Hoy no traigo una fábula, ni un
cuento, ni una conclusión, ni ninguna mentira de las que acostumbro últimamente
a colgar en este blog, hoy os traigo un recuerdo real. Dudo que mucha gente se
acuerde de qué estaba haciendo el 21 de octubre de 2014, yo sí, estaba
ingresada en un hospital, fue el día en que lo que me estaba trastocando la
vida tuvo nombre, fue el día que me dijeron que tenía esclerosis múltiple.
Entera me mantuve cuando oí su
nombre, era como un cristal astillado en cientos de miles de pedazos, un
cristal astillado a través del que se podía ver una silla de ruedas. La primera
idea que se me pasó la cabeza, la primera idea que duró lo que a mí me pareció
una eternidad. Lo siguiente que me dijeron fue que me iban a hacer una punción
lumbar, fue como si una mosca se hubiese posado en aquel desquebrajado cristal
y todas las pequeñas piezas que lo formaban se cayesen sin dejar rastro de
integridad alguna. Comencé a llorar, creo que en mi vida lo había hecho con tantas
ganas, podía saborear las lágrimas ya que necesitaba coger aire por la boca
para no ahogarme; nunca había sentido que la vida pudiese ser tan injusta,
jamás se me había pasado por la cabeza que eso me pudiese ocurrir a mí y sobretodo
pensaba, ¿por qué yo?
Llegaron
los consuelos; que podría llevar una vida normal, que estábamos en 2014 y la
medicina había avanzado mucho en este campo, que ya sabía que eso podía ser,
que estaba respondiendo bien a los corticoides... . Como quien oye llover, yo
seguía llorando. Ira, rabia, impotencia, tristeza… todos esos sentimientos
indeseables que por fortuna solemos tener por separado, se cocían en mi interior.

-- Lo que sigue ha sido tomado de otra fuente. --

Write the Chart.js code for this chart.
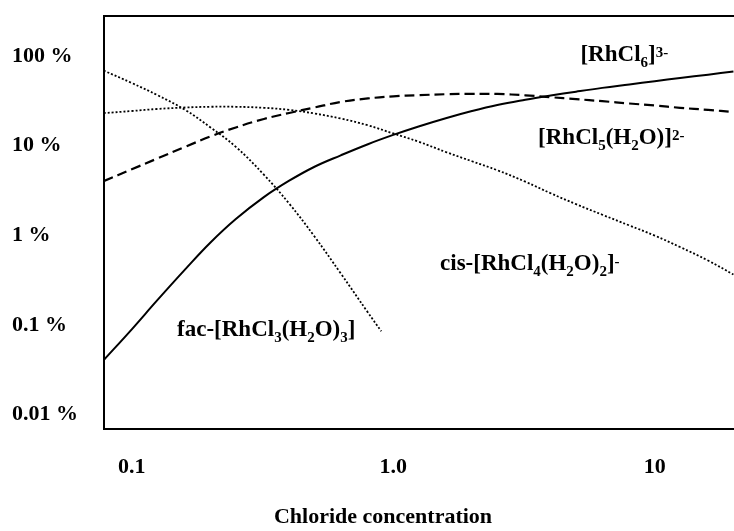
<!DOCTYPE html>
<html>
<head>
<meta charset="utf-8">
<title>Rh(III) chloro-aqua species</title>
<script src="https://cdn.jsdelivr.net/npm/chart.js@4.4.0/dist/chart.umd.min.js"></script>
<style>
  html, body { margin: 0; padding: 0; background: #fff; overflow: hidden; }
  #wrap { width: 734px; height: 531px; }
</style>
</head>
<body>
<div id="wrap"><canvas id="species-chart"></canvas></div>
<script>
// -------------------- Data --------------------
// chloride concentration (M) and share of each Rh species (%)
const clConc = [0.078, 0.1, 0.125, 0.16, 0.2, 0.25, 0.32, 0.4, 0.5, 0.63, 0.8, 1,
                1.25, 1.6, 2, 2.5, 3.2, 4, 5, 6.3, 8, 10, 12.5, 16, 20];
const rhcl6 = [0.0405, 0.0896, 0.188, 0.417, 0.832, 1.52, 2.67, 4.07, 5.83, 7.82, 10.4, 13.2,
               16.4, 20.4, 24.4, 28.5, 32.6, 36.3, 40.1, 44.2, 48.3, 52.5, 56.9, 62.1, 67.2];
const rhcl5 = [4.02, 5.46, 7.19, 9.72, 12.7, 16.0, 19.9, 23.2, 26.7, 30.8, 33.7, 35.6,
               36.6, 37.6, 37.9, 37.8, 36.5, 34.8, 33.1, 31.4, 29.6, 28.1, 26.5, 25.1, 23.8];
const cisRhcl4 = [23.1, 24.4, 25.7, 26.7, 27.2, 27.2, 26.5, 25.1, 22.9, 20.1, 16.9, 13.7,
                  11.1, 8.45, 6.71, 5.33, 3.97, 2.95, 2.23, 1.70, 1.29, 0.995, 0.741, 0.524, 0.366];
// fac isomer is only given up to ~0.9 M
const facConc = [0.078, 0.1, 0.125, 0.16, 0.2, 0.25, 0.32, 0.4, 0.5, 0.63, 0.8, 0.9];
const facRhcl3 = [69.0, 50.1, 36.8, 25.1, 16.0, 9.72, 4.75, 2.26, 0.970, 0.376, 0.138, 0.085];

const xTicks = [0.1, 1, 10];
const xTickLabels = ["0.1", "1.0", "10"];
const yTicks = [0.01, 0.1, 1, 10, 100];
const yTickLabels = ["0.01 %", "0.1 %", "1 %", "10 %", "100 %"];
const xTitle = "Chloride concentration";

// curve labels: [text, 0 = normal / 1 = subscript / -1 = superscript], anchored in data units
const speciesLabels = [
    { parts: [["[RhCl", 0], ["6", 1], ["]", 0], ["3-", -1]], x: 5.2, y: 88 },
    { parts: [["[RhCl", 0], ["5", 1], ["(H", 0], ["2", 1], ["O)]", 0], ["2-", -1]], x: 3.58, y: 10.5 },
    { parts: [["cis-[RhCl", 0], ["4", 1], ["(H", 0], ["2", 1], ["O)", 0], ["2", 1], ["]", 0], ["-", -1]], x: 1.51, y: 0.406 },
    { parts: [["fac-[RhCl", 0], ["3", 1], ["(H", 0], ["2", 1], ["O)", 0], ["3", 1], ["]", 0]], x: 0.149, y: 0.0749 }
];

const FONT = '"Liberation Serif", "Times New Roman", serif';

function points(xs, ys) {
    return xs.map((x, i) => ({ x: x, y: ys[i] }));
}

// -------------------- Label plugin --------------------
const labelPlugin = {
    id: 'speciesLabels',
    afterDraw(chart) {
        const { ctx, scales } = chart;
        ctx.save();
        ctx.fillStyle = '#000';
        ctx.textAlign = 'left';
        ctx.textBaseline = 'alphabetic';
        speciesLabels.forEach(lab => {
            let px = scales.x.getPixelForValue(lab.x);
            const py = scales.y.getPixelForValue(lab.y);
            lab.parts.forEach(([txt, shift]) => {
                ctx.font = shift ? `bold 15px ${FONT}` : `bold 23px ${FONT}`;
                const dy = shift > 0 ? 6 : (shift < 0 ? -4 : 0);
                ctx.fillText(txt, px, py + dy);
                px += ctx.measureText(txt).width;
            });
        });
        // axis caption
        ctx.font = `bold 22px ${FONT}`;
        ctx.textAlign = 'center';
        ctx.textBaseline = 'middle';
        ctx.fillText(xTitle, 383, 517);
        ctx.restore();
    }
};

// -------------------- Chart --------------------
const lineBase = { pointRadius: 0, borderColor: '#000', fill: false, tension: 0.4 };

new Chart(document.getElementById('species-chart').getContext('2d'), {
    type: 'line',
    data: {
        datasets: [
            { ...lineBase, label: '[RhCl6]3-', data: points(clConc, rhcl6), borderWidth: 2 },
            { ...lineBase, label: '[RhCl5(H2O)]2-', data: points(clConc, rhcl5), borderWidth: 2.2, borderDash: [10, 5] },
            { ...lineBase, label: 'cis-[RhCl4(H2O)2]-', data: points(clConc, cisRhcl4), borderWidth: 1.8, borderDash: [2, 2] },
            { ...lineBase, label: 'fac-[RhCl3(H2O)3]', data: points(facConc, facRhcl3), borderWidth: 1.8, borderDash: [2, 2] }
        ]
    },
    options: {
        responsive: true,
        maintainAspectRatio: false,
        animation: false,
        layout: { padding: { left: 12, top: 15, right: 0, bottom: 0 } },
        plugins: { legend: { display: false }, tooltip: { enabled: false } },
        scales: {
            x: {
                type: 'logarithmic',
                position: 'bottom',
                min: 0.0783,
                max: 20.1,
                grid: { display: false, drawTicks: false, tickLength: 0 },
                border: { display: true, color: '#000', width: 2 },
                afterBuildTicks: scale => { scale.ticks = xTicks.map(v => ({ value: v })); },
                afterFit: scale => { scale.height = 102; },
                ticks: {
                    color: '#000',
                    padding: 25,
                    maxRotation: 0,
                    autoSkip: false,
                    font: { family: FONT, size: 22, weight: 'bold' },
                    callback: (v) => xTickLabels[xTicks.indexOf(v)]
                }
            },
            xTop: {
                type: 'linear',
                position: 'top',
                min: 0, max: 1,
                grid: { display: false, drawTicks: false },
                border: { display: true, color: '#000', width: 2 },
                ticks: { display: false },
                afterFit: scale => { scale.height = 0; }
            },
            y: {
                type: 'logarithmic',
                position: 'left',
                min: 0.00692,
                max: 278.6,
                grid: { display: false, drawTicks: false, tickLength: 0 },
                border: { display: true, color: '#000', width: 2 },
                afterBuildTicks: scale => { scale.ticks = yTicks.map(v => ({ value: v })); },
                afterFit: scale => { scale.width = 92; },
                ticks: {
                    color: '#000',
                    crossAlign: 'far',
                    autoSkip: false,
                    font: { family: FONT, size: 22, weight: 'bold' },
                    callback: (v) => yTickLabels[yTicks.indexOf(v)]
                }
            }
        }
    },
    plugins: [labelPlugin]
});
</script>
</body>
</html>
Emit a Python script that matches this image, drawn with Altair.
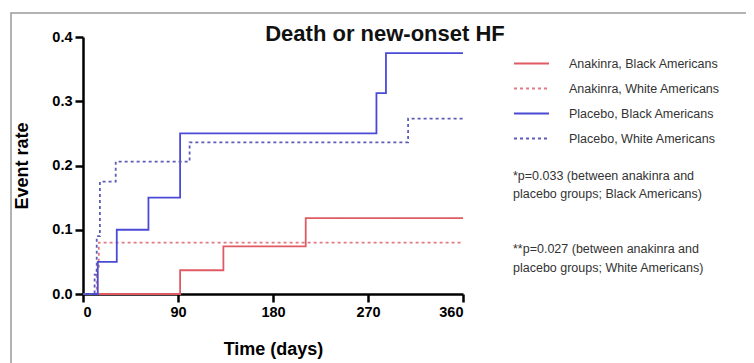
import altair as alt
import pandas as pd

# Series: step-function event times (days) and cumulative event rates
series_names = [
    "Anakinra, Black Americans",
    "Anakinra, White Americans",
    "Placebo, Black  Americans",
    "Placebo, White  Americans",
]
anakinra_black_days = [0, 92, 133, 211, 360]
anakinra_black_rate = [0.0, 0.037, 0.074, 0.118, 0.118]
anakinra_white_days = [0, 13, 15, 360]
anakinra_white_rate = [0.0, 0.04, 0.08, 0.08]
placebo_black_days = [0, 14, 32, 62, 92, 278, 287, 360]
placebo_black_rate = [0.0, 0.05, 0.10, 0.15, 0.25, 0.3125, 0.375, 0.375]
placebo_white_days = [0, 11, 13, 16, 31, 101, 308, 360]
placebo_white_rate = [0.0, 0.03, 0.09, 0.175, 0.206, 0.236, 0.273, 0.273]

colors = ["#e05a64", "#e07a86", "#4a4ad6", "#5c5cb8"]
dashes = [[1, 0], [3, 3], [1, 0], [3, 3]]

x_ticks = [0, 90, 180, 270, 360]
y_ticks = [0.0, 0.1, 0.2, 0.3, 0.4]

title_text = "Death or new-onset HF"
note_lines = [
    "*p=0.033 (between anakinra and",
    "placebo groups; Black Americans)",
    "**p=0.027 (between anakinra and",
    "placebo groups; White Americans)",
]

rows = []
for name, d, r in [
    (series_names[0], anakinra_black_days, anakinra_black_rate),
    (series_names[1], anakinra_white_days, anakinra_white_rate),
    (series_names[2], placebo_black_days, placebo_black_rate),
    (series_names[3], placebo_white_days, placebo_white_rate),
]:
    for dd, rr in zip(d, r):
        rows.append({"series": name, "day": dd, "rate": rr})
df = pd.DataFrame(rows)

FONT = "Liberation Sans"

legend_opts = dict(title=None, orient="none", legendX=430, legendY=8,
                   symbolType="stroke", symbolSize=1225,
                   symbolStrokeWidth=1.8, labelFontSize=12.5,
                   labelFont=FONT, labelColor="#333333",
                   labelOffset=19, rowPadding=-8)

lines = alt.Chart(df).mark_line(interpolate="step-after", strokeWidth=1.8).encode(
    x=alt.X("day:Q", scale=alt.Scale(domain=[0, 360], nice=False),
            axis=alt.Axis(values=x_ticks, title="Time (days)", grid=False)),
    y=alt.Y("rate:Q", scale=alt.Scale(domain=[0, 0.4], nice=False),
            axis=alt.Axis(values=y_ticks, format=".1f", title="Event rate", grid=False)),
    color=alt.Color("series:N", scale=alt.Scale(domain=series_names, range=colors),
                    legend=alt.Legend(**legend_opts)),
    strokeDash=alt.StrokeDash("series:N", scale=alt.Scale(domain=series_names, range=dashes),
                              legend=alt.Legend(**legend_opts)),
    order=alt.Order("day:Q"),
)

frame = alt.Chart(pd.DataFrame({"a": [0]})).mark_rect(
    fill=None, stroke="#9a9a9a", strokeWidth=1.5
).encode(x=alt.value(-72), x2=alt.value(665), y=alt.value(-24), y2=alt.value(400))

title = alt.Chart(pd.DataFrame({"t": [title_text]})).mark_text(
    font=FONT, fontSize=22, fontWeight="bold", color="#111111", align="center", baseline="middle"
).encode(text="t:N", x=alt.value(302), y=alt.value(-3))

notes_df = pd.DataFrame({"t": note_lines, "i": [0, 1, 2, 3]})
notes_df["yy"] = [139, 157, 212, 231]
notes = alt.Chart(notes_df).mark_text(
    font=FONT, fontSize=12.5, color="#333333", align="left", baseline="middle"
).encode(text="t:N", x=alt.value(430), y=alt.Y("yy:Q", scale=None))

chart = alt.layer(frame, lines, title, notes).properties(
    width=380, height=257,
    autosize=alt.AutoSizeParams(type="none"),
    padding={"left": 75, "top": 29, "right": 283, "bottom": 69},
).configure_view(stroke=None).configure_axis(
    domainColor="#000000", domainWidth=2.5, tickColor="#000000", tickWidth=2.5,
    tickSize=8, labelFont=FONT, labelFontSize=14.5, labelFontWeight="bold",
    labelColor="#000000", titleFont=FONT, titleFontSize=18, titleFontWeight="bold",
    titleColor="#000000",
).configure_axisX(labelPadding=3, titlePadding=22).configure_axisY(labelPadding=3, titlePadding=20)

chart.save("out.html", embed_options={"renderer": "svg", "actions": False})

Sólo quería gritar y llorar, y eso estuve haciendo durante mucho rato, horas,
hasta que se me acabaron las lágrimas, hasta que me escocieron los ojos. En ese
momento no sabía qué hacer, estaba desahogada y ya no era capaz de seguir
llorando, única medida que había tomado hasta el momento, y decidí aferrarme a
las palabras que había dicho la neuróloga mientras parecía que no le hacía
caso. No me las llegué a creer de todo, nunca había estudiado nada de la
enfermedad, no sabía qué era exactamente, la conocía como la enfermedad de
la silla de ruedas, pero pese a eso empecé a pensar en que me gustaría
aprovechar al máximo todo el tiempo que me quedase.
Ahí empezó un brote distinto al
que estaba padeciendo, un brote de optimismo y positividad, un brote que siguió
y sigue creciendo.
Tras el tiempo que pasé llorando
ningún médico se acercó a mi habitación a decirme que había conseguido disolver
en agua salada la enfermedad, había que abordarla de otra manera, empecé a
leer, a conocer, a aprender y por lo tanto empecé a acostumbrarme, a perderle
el miedo, a volver a vivir. No fue un proceso fácil, no sabría decir cuánto fue
exactamente el tiempo que me llevó, pero lo conseguí.
He aprendido mucho en el último
año, dicen que los golpes son una buena manera de memorizar, las heridas y las
cicatrices son una marca de las lecciones aprendidas y yo tengo una resonancia
llena de ellas que avala que así ha sido.